First, it points out that the crisis was generated by unsustainable flows of lending from the core to the periphery. This was a combination of irresponsible borrowing and irresponsible lending. It is a classic macroeconomic problem with a classic (partial) remedy: more effective macroprudential and countercyclical fiscal policies. The existing Eurozone fiscal rules, which focus on debt and deficit limits, failed and would fail again because they ignore this problem. Replacing them with rules that allow or mandate effective countercyclical policy should be the focus of policy makers attention, but is off the radar.
Second, the crisis was brought to an end by the ECB becoming a sovereign lender of last resort. That immediately suggests that the crisis could have been far less serious if the OMT policy had been in place much earlier. It raises important issues about how to reinterpret a no bail out policy when OMT is possible, and the nature of any conditionality. Those questions are not at present being addressed by the Eurozone leadership.
Why is it necessary to repeat once again what is a consensus position among most economists? Alas there are powerful political interests within the Eurozone that want to foster an alternative narrative, which sees every country like Greece. This erroneous narrative has already done great damage, creating a second recession from excessive fiscal tightening and insufficient monetary easing across the Eurozone.
It is natural at this point to talk about Germany, and the fact that as a result of low wage increases undercutting Eurozone neighbours before the recession, Germany is not suffering as much from this recession as other countries. But I have often tried to avoid stopping there, and instead to ask whether Germany's strange stance on these macro issues simply reflects this different conjunctural position. I think the answer is no.

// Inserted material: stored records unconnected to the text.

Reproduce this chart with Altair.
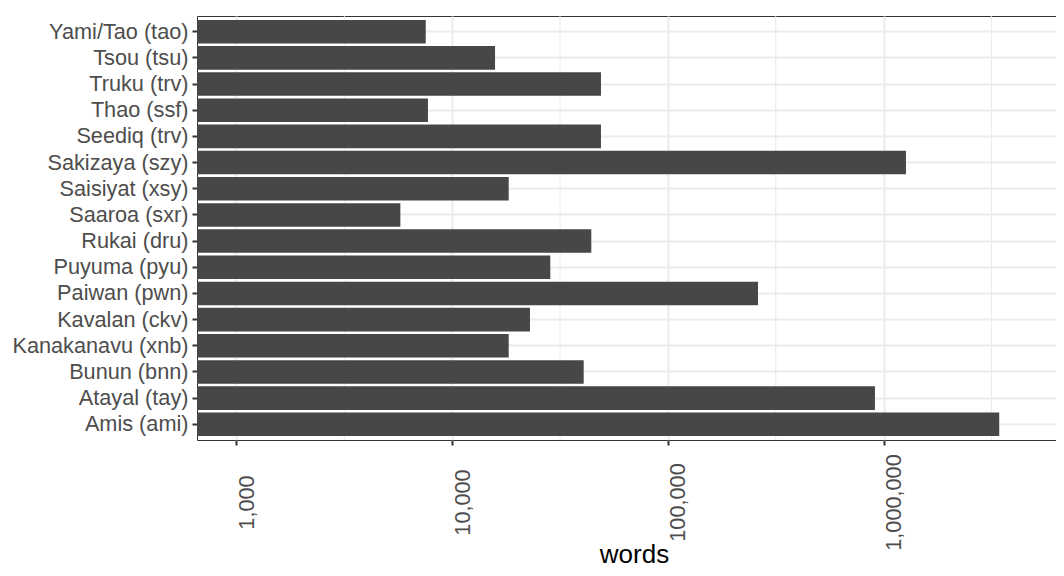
import altair as alt
import pandas as pd

languages = [
    "Amis (ami)", "Atayal (tay)", "Bunun (bnn)", "Kanakanavu (xnb)",
    "Kavalan (ckv)", "Paiwan (pwn)", "Puyuma (pyu)", "Rukai (dru)",
    "Saaroa (sxr)", "Saisiyat (xsy)", "Sakizaya (szy)", "Seediq (trv)",
    "Thao (ssf)", "Truku (trv)", "Tsou (tsu)", "Yami/Tao (tao)",
]
words = [
    3437000, 912000, 40700, 18280,
    22940, 261700, 28500, 44150,
    5750, 18280, 1270000, 48950,
    7720, 48950, 15800, 7540,
]
major_ticks = [1000, 10000, 100000, 1000000]
minor_grid = [3162, 31623, 316228, 3162278]

x_domain = [656, 6300000]

df = pd.DataFrame({"language": languages, "words": words})
df["base"] = x_domain[0]
minor_df = pd.DataFrame({"m": minor_grid})

FONT = "Liberation Sans"
LABEL_SIZE = 21.7

x_scale = alt.Scale(type="log", domain=x_domain, nice=False)

minor = alt.Chart(minor_df).mark_rule(color="#EBEBEB", strokeWidth=1).encode(
    x=alt.X("m:Q", scale=x_scale)
)

bars = alt.Chart(df).mark_bar(color="#474747").encode(
    x=alt.X(
        "words:Q",
        scale=x_scale,
        stack=None,
        axis=alt.Axis(
            values=major_ticks,
            format=",d",
            labelAngle=270,
            labelAlign="center",
            labelBaseline="top",
            labelPadding=57,
            labelFontSize=LABEL_SIZE,
            labelColor="#4D4D4D",
            labelFont=FONT,
            tickColor="#333333",
            tickSize=5,
            tickWidth=2,
            domain=False,
            grid=True,
            gridColor="#EBEBEB",
            gridWidth=2,
            title="words",
            titleFont=FONT,
            titleFontSize=26,
            titleFontWeight="normal",
            titleColor="#000000",
            titleX=437,
            titleY=122,
            titleAlign="center",
            titleBaseline="alphabetic",
            labelOverlap=False,
        ),
    ),
    x2=alt.X2("base:Q"),
    y=alt.Y(
        "language:N",
        sort=list(reversed(languages)),
        scale=alt.Scale(paddingInner=0.1, paddingOuter=0.15),
        axis=alt.Axis(
            title=None,
            labelFontSize=LABEL_SIZE,
            labelColor="#4D4D4D",
            labelFont=FONT,
            labelPadding=4,
            tickColor="#333333",
            tickSize=5,
            tickWidth=2,
            domain=False,
            grid=True,
            gridColor="#EBEBEB",
            gridWidth=2,
            bandPosition=0.5,
            labelOverlap=False,
        ),
    ),
)

chart = (
    alt.layer(minor, bars)
    .properties(
        width=859,
        height=424,
        autosize=alt.AutoSizeParams(type="none"),
        padding={"left": 189, "top": 8, "right": 0, "bottom": 128},
        background="white",
    )
    .configure_view(stroke="#333333", strokeWidth=1)
)

chart.save("out.html", embed_options={"renderer": "svg", "actions": False})
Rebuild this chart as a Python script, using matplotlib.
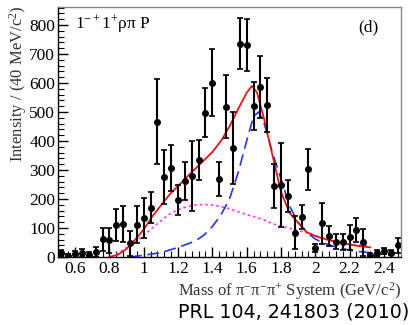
import matplotlib
matplotlib.use("Agg")
import matplotlib.pyplot as plt
from matplotlib.ticker import MultipleLocator

plt.rcParams['font.family'] = 'Liberation Serif'
plt.rcParams['mathtext.fontset'] = 'custom'
plt.rcParams['mathtext.rm'] = 'Liberation Serif'
plt.rcParams['mathtext.it'] = 'Liberation Serif:italic'

# data points (40 MeV bins)
mass = [0.52, 0.56, 0.60, 0.64, 0.68, 0.72, 0.76, 0.80, 0.84, 0.88,
        0.92, 0.96, 1.00, 1.04, 1.08, 1.12, 1.16, 1.20, 1.24, 1.28,
        1.32, 1.36, 1.40, 1.44, 1.48, 1.52, 1.56, 1.60, 1.64, 1.68,
        1.72, 1.76, 1.80, 1.84, 1.88, 1.92, 1.96, 2.00, 2.04, 2.08,
        2.12, 2.16, 2.20, 2.24, 2.28, 2.32, 2.36, 2.40, 2.44, 2.48]
intensity = [15, 5, 9, 15, 8, 18, 61, 57, 109, 113,
             47, 111, 135, 170, 467, 277, 307, 197, 261, 280,
             334, 498, 601, 268, 518, 375, 736, 731, 521, 587,
             524, 245, 247, 211, 84, 137, 302, 30, 116, 72,
             53, 53, 68, 93, 51, 7, 15, 21, 15, 41]
errors = [10, 6, 12, 14, 8, 18, 40, 42, 55, 62,
          43, 64, 68, 53, 147, 93, 80, 51, 66, 120,
          69, 83, 115, 59, 108, 124, 87, 88, 82, 107,
          92, 76, 145, 55, 56, 42, 72, 14, 70, 35,
          27, 28, 43, 40, 47, 5, 10, 10, 8, 26]

# fit curves
total_m = [0.80, 0.85, 0.90, 0.95, 1.00, 1.05, 1.10, 1.15, 1.20, 1.25,
           1.30, 1.35, 1.40, 1.45, 1.50, 1.55, 1.60, 1.63, 1.66, 1.70,
           1.75, 1.80, 1.85, 1.90, 1.95, 2.00, 2.05, 2.10, 2.15, 2.20,
           2.25, 2.32]
total = [0, 8, 28, 60, 95, 140, 178, 215, 245, 275,
         304, 333, 362, 400, 450, 510, 566, 590, 568, 480,
         352, 225, 152, 118, 86, 72, 63, 55, 49, 43,
         38, 33]

bw_m = [0.92, 1.00, 1.10, 1.20, 1.30, 1.35, 1.40, 1.45, 1.50, 1.55,
        1.60, 1.64, 1.67, 1.70, 1.75, 1.80, 1.85, 1.90, 1.95, 2.00,
        2.05, 2.10, 2.15, 2.20, 2.25, 2.32]
bw = [0, 6, 15, 33, 55, 75, 105, 145, 200, 290,
      400, 485, 500, 465, 360, 270, 175, 120, 85, 62,
      48, 38, 30, 24, 19, 15]

bg_m = [0.81, 0.85, 0.90, 0.95, 1.00, 1.05, 1.10, 1.15, 1.20, 1.25,
        1.30, 1.35, 1.40, 1.45, 1.50, 1.55, 1.60, 1.65, 1.70, 1.75,
        1.80, 1.85, 1.90, 1.95, 2.00, 2.05, 2.10, 2.15, 2.20, 2.25,
        2.32]
bg = [0, 12, 32, 52, 75, 100, 125, 148, 163, 173,
      179, 181, 179, 174, 166, 156, 146, 138, 128, 115,
      106, 99, 91, 83, 74, 65, 57, 50, 45, 41,
      38]

fig = plt.figure(figsize=(4.13, 3.25), dpi=100)
ax = fig.add_axes([58/413, 68/325, 343/413, 250/325])

ax.plot(bg_m, bg, color='#ff33ff', lw=1.2, linestyle=(0, (1.5, 1.8)))
ax.plot(bw_m, bw, color='#2233ff', lw=1.2, linestyle=(0, (7, 3.5)))
ax.plot(total_m, total, color='red', lw=1.2)
ax.errorbar(mass, intensity, yerr=errors, fmt='o', color='black',
            markersize=4, elinewidth=1.5, capsize=2, capthick=1.2)

ax.set_xlim(0.5, 2.5)
ax.set_ylim(0, 862)
ax.xaxis.set_major_locator(MultipleLocator(0.2))
ax.xaxis.set_minor_locator(MultipleLocator(0.04))
ax.yaxis.set_major_locator(MultipleLocator(100))
ax.yaxis.set_minor_locator(MultipleLocator(20))
ax.set_xticks([0.6, 0.8, 1.0, 1.2, 1.4, 1.6, 1.8, 2.0, 2.2, 2.4])
ax.set_xticklabels(['0.6', '0.8', '1', '1.2', '1.4', '1.6', '1.8', '2', '2.2', '2.4'])
ax.tick_params(which='both', direction='in', top=False, right=False, labelsize=12.5)
ax.tick_params(which='major', length=7, width=1)
ax.tick_params(which='minor', length=4, width=0.8)
ax.tick_params(axis='y', pad=2)
ax.tick_params(axis='x', pad=3)
for s in ['top', 'right']:
    ax.spines[s].set_color('#888888')
for s in ax.spines.values():
    s.set_linewidth(1)

ax.text(0.05, 0.93, '1$^{-+}$1$^{+}$ρπ P', transform=ax.transAxes,
        fontsize=12.5, va='center', ha='left')
ax.text(0.905, 0.92, '(d)', transform=ax.transAxes, fontsize=12.5,
        va='center', ha='center')

fig.text(18/413, 1 - 5/325, 'Intensity / (40 MeV/c$^{2}$)', rotation=90,
         ha='center', va='top', fontsize=12, color='#333333')
fig.text(401/413, 1 - 296/325, 'Mass of π$^{-}$π$^{-}$π$^{+}$ System (GeV/c$^{2}$)',
         ha='right', va='baseline', fontsize=12, color='#333333')
fig.text(409/413, 1 - 318/325, 'PRL 104, 241803 (2010)', family='DejaVu Sans',
         ha='right', va='baseline', fontsize=13.7)

fig.savefig('out.png', dpi=100)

I'm increasingly drawn to the view that Germany's stance reflects similar political economy pressures as you will find in other OECD economies: there is no German exceptionalism, but rather that the forces that everywhere are pushing austerity and tighter monetary policy happen for various reasons to be stronger in Germany. From this perspective, this post from Frances Coppola is particularly interesting. Perhaps the problem at the heart of the Eurozone is that economic policy advice in Germany has been effectively captured by employers' interests, and perhaps the interests of banks in particular.